--- BEGIN ---
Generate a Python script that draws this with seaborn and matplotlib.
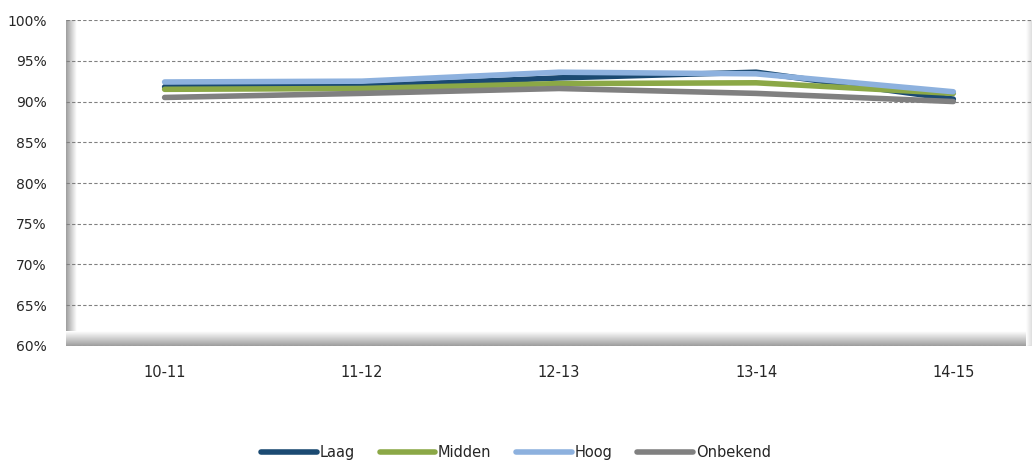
import pandas as pd
import numpy as np
import matplotlib.pyplot as plt
import seaborn as sns

sns.set_theme(style="white")
plt.rcParams['font.family'] = ['DejaVu Sans']

# ------------------------------------------------------------
# DATA
# ------------------------------------------------------------
jaren = ["10-11", "11-12", "12-13", "13-14", "14-15"]
laag = [91.8, 91.9, 92.9, 93.6, 90.3]
midden = [91.5, 91.6, 92.2, 92.3, 91.0]
hoog = [92.4, 92.5, 93.6, 93.4, 91.2]
onbekend = [90.5, 91.0, 91.6, 91.0, 90.0]

reeksen = ["Laag", "Midden", "Hoog", "Onbekend"]
kleuren = ["#1B4A72", "#8BA846", "#8DB1DE", "#808080"]

df = pd.DataFrame({
    "Jaar": jaren * 4,
    "Groep": np.repeat(reeksen, len(jaren)),
    "Waarde": laag + midden + hoog + onbekend,
})

# ------------------------------------------------------------
# PLOT
# ------------------------------------------------------------
fig = plt.figure(figsize=(10.32, 4.61), dpi=100)
ax = fig.add_axes([0.064, 0.2495, 0.94, 0.707])

# bevel shadow of the plot area (left, bottom, right)
grad_l = np.linspace(0.62, 1.0, 50).reshape(1, -1)
ax.imshow(grad_l, cmap="gray", vmin=0, vmax=1, aspect="auto",
          extent=[0, 0.011, 0, 1], transform=ax.transAxes, zorder=0)
grad_b = np.linspace(1.0, 0.62, 50).reshape(-1, 1)
ax.imshow(grad_b, cmap="gray", vmin=0, vmax=1, aspect="auto",
          extent=[0, 1, 0, 0.045], transform=ax.transAxes, zorder=0)
grad_r = np.linspace(1.0, 0.78, 50).reshape(1, -1)
ax.imshow(grad_r, cmap="gray", vmin=0, vmax=1, aspect="auto",
          extent=[0.99, 1.0, 0, 1], transform=ax.transAxes, zorder=0)

sns.lineplot(data=df, x="Jaar", y="Waarde", hue="Groep", hue_order=reeksen,
             palette=kleuren, linewidth=4.0, sort=False, ax=ax, zorder=3)
for line in ax.get_lines():
    line.set_solid_capstyle("round")

ax.set_xlim(-0.5, 4.42)
ax.set_ylim(60, 100)
ax.set_yticks(range(60, 101, 5))
ax.set_yticklabels([f"{v}%" for v in range(60, 101, 5)], fontsize=10)
ax.tick_params(axis="x", labelsize=10.5, pad=8)
ax.tick_params(axis="y", pad=8)
ax.set_xlabel("")
ax.set_ylabel("")

for v in range(60, 101, 5):
    ax.axhline(v, color="#808080", linestyle=(0, (3, 2)), linewidth=0.8, zorder=1)

for s in ax.spines.values():
    s.set_visible(False)

handles, labels = ax.get_legend_handles_labels()
ax.get_legend().remove()
fig.legend(handles, labels, loc="lower center", bbox_to_anchor=(0.5, -0.027),
           ncol=4, frameon=False, fontsize=10.5, handlelength=3.8,
           handletextpad=0.2, columnspacing=1.7)

fig.savefig("out.png", dpi=100)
--- END ---
INSTRUCTIONS FOR THE TASK: Up to and including the line with "onbekend = [90.5, 91.0, 91.6, 91.0, 90.0]", copy the data above from its first line. Skip pictures.

FULL SOLUTION:
Generate a Python script that draws this with seaborn and matplotlib.
import pandas as pd
import numpy as np
import matplotlib.pyplot as plt
import seaborn as sns

sns.set_theme(style="white")
plt.rcParams['font.family'] = ['DejaVu Sans']

# ------------------------------------------------------------
# DATA
# ------------------------------------------------------------
jaren = ["10-11", "11-12", "12-13", "13-14", "14-15"]
laag = [91.8, 91.9, 92.9, 93.6, 90.3]
midden = [91.5, 91.6, 92.2, 92.3, 91.0]
hoog = [92.4, 92.5, 93.6, 93.4, 91.2]
onbekend = [90.5, 91.0, 91.6, 91.0, 90.0]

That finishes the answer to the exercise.